Written problem:
Starting at the line that contains "Output the component" and stopping at the line that contains "import * as", return those lines exactly and nothing else. Both end lines count; pictures do not.

○ ○ ○ ○ ○

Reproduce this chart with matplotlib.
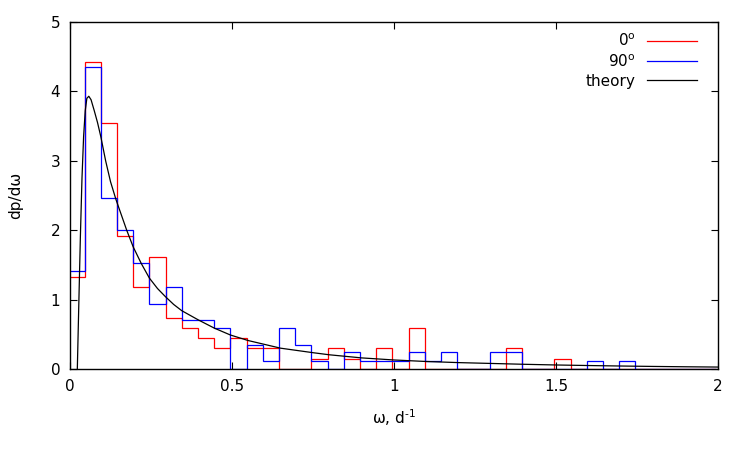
import numpy as np
import matplotlib
matplotlib.use("Agg")
import matplotlib.pyplot as plt

# histogram heights (dp/dw) per bin, bins of width 0.05 starting at -0.005
bin_width = 0.05
first_edge = -0.005
h_0deg = [1.33, 4.43, 3.54, 1.92, 1.18, 1.62, 0.74, 0.59, 0.44, 0.30,
          0.44, 0.30, 0.30, 0.00, 0.00, 0.15, 0.30, 0.15, 0.00, 0.30,
          0.00, 0.59, 0.00, 0.00, 0.00, 0.00, 0.00, 0.30, 0.00, 0.00,
          0.15, 0.00, 0.00, 0.00, 0.00, 0.00, 0.00, 0.00, 0.00, 0.00]
h_90deg = [1.41, 4.35, 2.47, 2.00, 1.53, 0.94, 1.18, 0.71, 0.71, 0.59,
           0.00, 0.35, 0.12, 0.59, 0.35, 0.12, 0.00, 0.24, 0.12, 0.12,
           0.12, 0.24, 0.12, 0.24, 0.00, 0.00, 0.24, 0.24, 0.00, 0.00,
           0.00, 0.00, 0.12, 0.00, 0.12, 0.00, 0.00, 0.00, 0.00, 0.00]

# theory curve
w_theory = [0.0226, 0.027, 0.032, 0.037, 0.042, 0.047, 0.052, 0.058, 0.065, 0.075,
            0.085, 0.095, 0.11, 0.125, 0.142, 0.16, 0.175, 0.195, 0.22, 0.245,
            0.27, 0.295, 0.32, 0.345, 0.395, 0.445, 0.495, 0.55, 0.65, 0.75,
            0.8, 0.9, 1.0, 1.1, 1.2, 1.3, 1.4, 1.5, 1.6, 1.7, 1.8, 1.9, 2.0]
p_theory = [0.0, 0.9, 1.9, 2.75, 3.35, 3.72, 3.9, 3.93, 3.88, 3.72,
            3.55, 3.35, 3.0, 2.7, 2.44, 2.2, 2.0, 1.76, 1.52, 1.31,
            1.16, 1.04, 0.93, 0.84, 0.71, 0.59, 0.49, 0.41, 0.30, 0.235,
            0.205, 0.16, 0.13, 0.108, 0.092, 0.08, 0.068, 0.058, 0.05, 0.043, 0.037, 0.032, 0.028]

edges = first_edge + bin_width * np.arange(len(h_0deg) + 1)

fig = plt.figure(figsize=(7.5, 4.5), dpi=100)
ax = fig.add_axes([70/750, 1 - 369/450, 648/750, 347/450])

lw = 0.9
ax.stairs(h_0deg, edges, baseline=0, color='#ff0000', lw=lw, label='0$^\\mathregular{o}$')
ax.stairs(h_90deg, edges, baseline=0, color='#0000ff', lw=lw, label='90$^\\mathregular{o}$')
ax.plot(w_theory, p_theory, color='black', lw=lw, label='theory')

ax.set_xlim(0, 2)
ax.set_ylim(0, 5)
ax.set_xticks([0, 0.5, 1, 1.5, 2])
ax.set_xticklabels(['0', '0.5', '1', '1.5', '2'])
ax.set_yticks([0, 1, 2, 3, 4, 5])
ax.tick_params(direction='in', length=5, width=0.8, top=True, right=True,
               labelsize=11, pad=7)
for s in ax.spines.values():
    s.set_linewidth(1.0)

ax.set_xlabel('ω, d$^\\mathregular{\u20101}$', fontsize=11, labelpad=10)
ax.set_ylabel('dp/dω', fontsize=11, labelpad=20)

ax.legend(loc='upper right', bbox_to_anchor=(1 - 10/648, 1), frameon=False,
          markerfirst=False, fontsize=11, handlelength=3.3, handletextpad=0.75,
          labelspacing=0.25, borderaxespad=0.3)

fig.savefig('out.png', dpi=100)
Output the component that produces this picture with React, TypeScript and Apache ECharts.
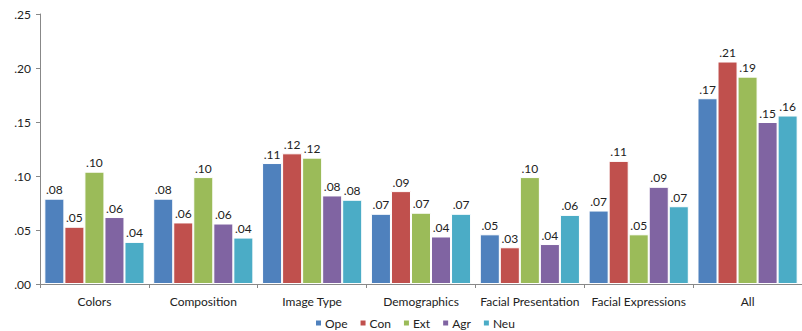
import React, { useEffect, useRef } from "react";
import * as echarts from "echarts";

const categories = ["Colors", "Composition", "Image Type", "Demographics", "Facial Presentation", "Facial Expressions", "All"];
const seriesNames = ["Ope", "Con", "Ext", "Agr", "Neu"];
const ope = [0.079, 0.079, 0.112, 0.065, 0.046, 0.068, 0.172];
const con = [0.053, 0.057, 0.121, 0.086, 0.034, 0.114, 0.206];
const ext = [0.104, 0.099, 0.117, 0.066, 0.099, 0.046, 0.192];
const agr = [0.062, 0.056, 0.082, 0.044, 0.037, 0.090, 0.150];
const neu = [0.039, 0.043, 0.078, 0.065, 0.064, 0.072, 0.156];
const colors = ["#4F81BD", "#C0504D", "#9BBB59", "#8064A2", "#4BACC6"];

const fmt = (v: number) => (Math.round(v * 100) / 100).toFixed(2).replace(/^0/, "");
const FONT = "Lato, 'Noto Sans', sans-serif";

export default function App() {
  const ref = useRef<HTMLDivElement>(null);
  useEffect(() => {
    if (!ref.current) return;
    const chart = echarts.init(ref.current, undefined, { renderer: "svg" });
    const data = [ope, con, ext, agr, neu];
    chart.setOption({
      animation: false,
      color: colors,
      textStyle: { fontFamily: FONT },
      grid: { left: 40, right: 0, top: 14, bottom: 47, containLabel: false },
      legend: {
        top: 312,
        left: 309,
        padding: 5,
        icon: "rect",
        itemWidth: 7,
        itemHeight: 7,
        itemGap: 11,
        textStyle: { fontSize: 12, color: "#222", fontFamily: FONT, padding: [0, 0, 0, -2] },
        data: seriesNames,
      },
      xAxis: {
        type: "category",
        data: categories,
        axisLine: { lineStyle: { color: "#888" } },
        axisTick: { show: true, length: 4, lineStyle: { color: "#888" } },
        axisLabel: { color: "#222", fontSize: 12, margin: 11, interval: 0 },
      },
      yAxis: {
        type: "value",
        min: 0,
        max: 0.25,
        interval: 0.05,
        splitLine: { show: false },
        axisLine: { show: true, lineStyle: { color: "#888" } },
        axisTick: { show: true, length: 4, lineStyle: { color: "#888" } },
        axisLabel: { color: "#222", fontSize: 12, margin: 9, formatter: (v: number) => fmt(v) },
      },
      series: seriesNames.map((name, i) => ({
        name,
        type: "bar",
        data: data[i],
        barGap: "0%",
        barCategoryGap: "8%",
        itemStyle: { color: colors[i], borderColor: "#fff", borderWidth: 1 },
        label: {
          show: true,
          position: "top",
          distance: 3,
          color: "#222",
          fontSize: 12,
          fontFamily: FONT,
          formatter: (p: any) => fmt(p.value),
        },
      })),
    });
    return () => chart.dispose();
  }, []);
  return <div ref={ref} style={{ width: 802, height: 331, position: "absolute", left: 0, top: 0 }} />;
}
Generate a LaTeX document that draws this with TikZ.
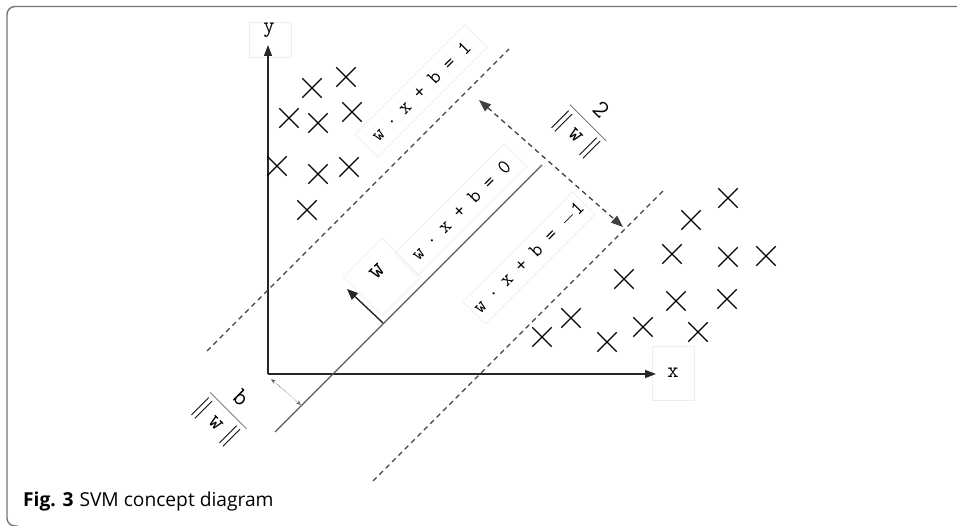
\documentclass[tikz,border=0pt]{standalone}
\usepackage{fontspec}
\newfontfamily\capfont{Open Sans}
\newcommand\eqnsize{\ttfamily\fontsize{20.5}{24}\selectfont}
\newcommand\axsize{\ttfamily\fontsize{22}{26}\selectfont}
\newcommand\wsize{\ttfamily\fontsize{27}{30}\selectfont}
\newcommand\fracsize{\ttfamily\fontsize{25}{30}\selectfont}
\newcommand\capsize{\capfont\fontsize{19.2}{23}\selectfont}
\usetikzlibrary{arrows.meta, shapes.misc}
\tikzset{
  frame/.style={draw=black!55,line width=1.4pt,rounded corners=8pt},
  axis/.style={draw=black!85,line width=1.4pt,-{Triangle[length=11pt,width=8pt]}},
  hyper/.style={draw=black!65,line width=1.2pt},
  margin/.style={draw=black!75,line width=1.3pt,dash pattern=on 5pt off 4pt},
  gap/.style={margin,{Triangle[length=12pt,width=9pt]}-{Triangle[length=12pt,width=9pt]}},
  normal/.style={draw=black!85,line width=1.4pt,-{Triangle[length=11pt,width=9pt]}},
  offset/.style={draw=black!60,line width=0.6pt,densely dotted,{Stealth[length=5pt,width=4pt]}-{Stealth[length=5pt,width=4pt]}},
  xmark/.style={cross out,draw=black,line width=1.3pt,minimum size=18pt,inner sep=0pt},
  lbl/.style={draw=black!7,line width=0.6pt,font=\eqnsize,inner sep=0pt},
  axlbl/.style={lbl,font=\axsize},
  eqn/.style={lbl,rotate=45,minimum width=155pt,minimum height=32pt},
  frac/.style={lbl,draw=none,rotate=-45,font=\fracsize}
}

\begin{document}
\begin{tikzpicture}[x=1pt,y=-1pt]
\useasboundingbox (0,0) rectangle (957,526);
\draw[frame] (957,6.5) -- (7,6.5) -- (7,526) -- (18,526);

% axes
\coordinate (o) at (268,374);
\node[axlbl,minimum width=42pt,minimum height=35pt] (ylab) at (270,40) {};
\node[axlbl,draw=none] at (269,30) {y};
\node[axlbl,minimum width=42pt,minimum height=54pt] (xlab) at (673,373) {x};
\coordinate (ytip) at (268,45);
\coordinate (xtip) at (656,374);
\draw[axis] (o) -- (ytip);
\draw[axis] (o) -- (xtip);

% hyperplanes
\coordinate (h0a) at (275,432);
\coordinate (h0b) at (542,165);
\coordinate (h1a) at (207,351);
\coordinate (h1b) at (509,49);
\coordinate (h2a) at (373,481);
\coordinate (h2b) at (664,190);
\draw[hyper] (h0a) -- (h0b);
\draw[margin] (h1a) -- (h1b);
\draw[margin] (h2a) -- (h2b);

% margin, normal vector and offset
\coordinate (ma) at (479,100);
\coordinate (mb) at (623,227);
\draw[gap] (ma) -- (mb);
\coordinate (wa) at (383,323);
\coordinate (wb) at (347,289);
\draw[normal] (wa) -- (wb);
\coordinate (ba) at (271,379);
\coordinate (bb) at (301,405);
\draw[offset] (ba) -- (bb);

% labels
\node[eqn] (eq1) at (421,91) {w $\cdot$ x + b = 1};
\node[eqn] (eq0) at (461,210) {w $\cdot$ x + b = 0};
\node[eqn] (eqm) at (529,258) {w $\cdot$ x + b = $-$1};
\node[lbl,rotate=45,minimum width=55pt,minimum height=55pt] (wbox) at (382,277) {};
\node[lbl,draw=none,rotate=45,font=\wsize] (wlab) at (377,272) {w};
\node[frac] (mlab) at (587,124) {$\displaystyle\frac{\texttt{2}}{\|\;\texttt{w}\;\|}$};
\node[frac] (blab) at (227,412) {$\displaystyle\frac{\texttt{b}}{\|\;\texttt{w}\;\|}$};

% class +1
\foreach \px/\py [count=\i] in {312/88,346/77,289/118,318/123,352/112,277/166,318/174,349/167,307/210}
  \node[xmark] (pa\i) at (\px,\py) {};
% class -1
\foreach \px/\py [count=\i] in {728/198,691/220,672/254,728/257,766/256,624/279,676/301,727/299,571/318,643/327,542/337,607/342,698/332}
  \node[xmark] (pb\i) at (\px,\py) {};

% caption
\node[anchor=base west,font=\capsize,inner sep=0pt] (cap) at (23,506) {\textbf{Fig. 3}\hspace{6pt}SVM concept diagram};
\end{tikzpicture}
\end{document}
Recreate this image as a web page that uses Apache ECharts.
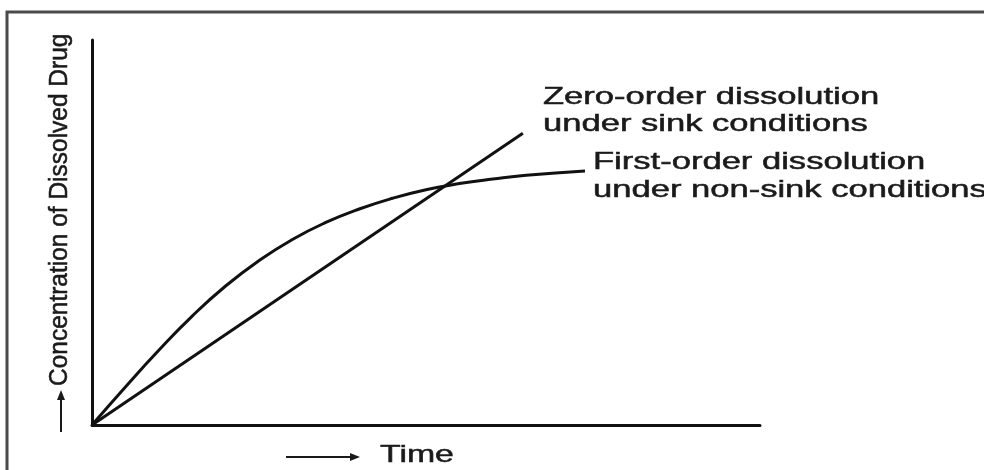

○ ○ ○ ○ ○

Solution for this exercise:
Output the component that produces this picture with React, TypeScript and Apache ECharts.
import React, { useEffect, useRef } from "react";
import * as echarts from "echarts";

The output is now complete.